El símbolo tiene, además, una dimensión metapoética, como queda claro en “Ladrillos” (p. 77), donde se pide que el poema sea como un ladrillo, algo material a lo que le suceden cosas y que sirve de habitat a seres vivos. El volumen está transitado por referencias a la propia labor poética, y así el tiempo, lleno de acontecimientos, aparece como un libro o una escritura: “En la tierra se leen muchísimos / acontecimientos” (p. 25); el poema se presenta, pues, como una lectura de los hallazgos que nos regala el tiempo y a la vez un lugar sobre el que el tiempo trabaja, como quería Machado. Pero se establece la duda sobre la efectividad del poema, sus límites y barreras para penetrar lo real: “Siempre he creído / que escribir me sirviese sólo para poder decir / aquello que en aquel girar de segundos / había que decir: todas las páginas que he escrito, / entiendes, a cambio de una sola palabra / no dicha: «hey», «escúchame», / «espera»” (p. 121).
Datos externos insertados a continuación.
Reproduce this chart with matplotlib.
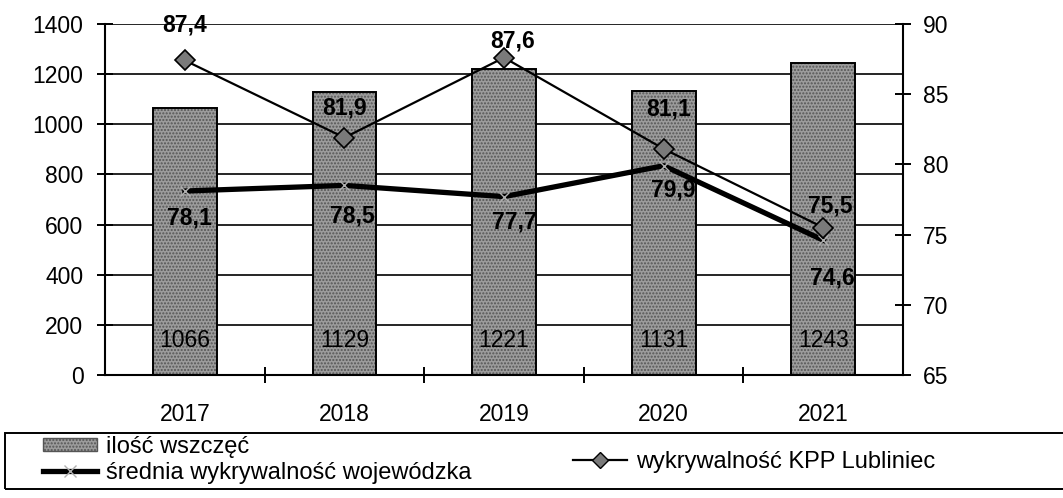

A pesar de las zonas de angustia, del territorio de fracasos que cartografía El instante después, el tono del libro es sereno, de marcada tendencia hacia la andadura de lo clásico, a lo que no es ajeno la renovación de tópicos heredados de la tradición, como ya he apuntado, entre los que destaca la comparación de la vida humana con las hojas de los árboles que está en Milton o en Dante y que procede en última instancia de Homero, y que se desarrolla en el poema “Catorce hojas” (p. 41).
El conjunto se cierra con una parte que sintomáticamente se titula “Poco antes” y que supone una recuperación optimista de ese tiempo anterior a la destrucción, como si el libro buscara una salida a la luz, y, en efecto, los poemas de esta parte son un encuentro con el sentido, la belleza y la maravilla en los gestos cotidianos. El poema final, que da título a toda esta parte, nos deja con un mensaje de sucesión y renovación, de obstinación de la vida con sus pequeñas cosas:
Y la existencia cotidiana,
hecha de carne y vidrios sucios,
la ceniza sutil del alba
que salta las colinas y pronuncia
en los labios de cada uno la palabra
misteriosa, aquélla que hace desfilar desde las puertas
las siluetas inestables de los cuerpos, poco antes
de que toque el tañido en el cuadrante
y se pueblen de otros las habitaciones
que ocupábamos nosotros. (p. 143)
La belleza y matices del original siguen vigentes en la traducción que ha hecho Juan Carlos Abril, literal donde la cercanía de las lenguas lo permitía, y jugando en español con las equivalentes sugerencias del italiano donde no había otra salida. Un libro intemporal escrito desde una sensación de fin de tiempo.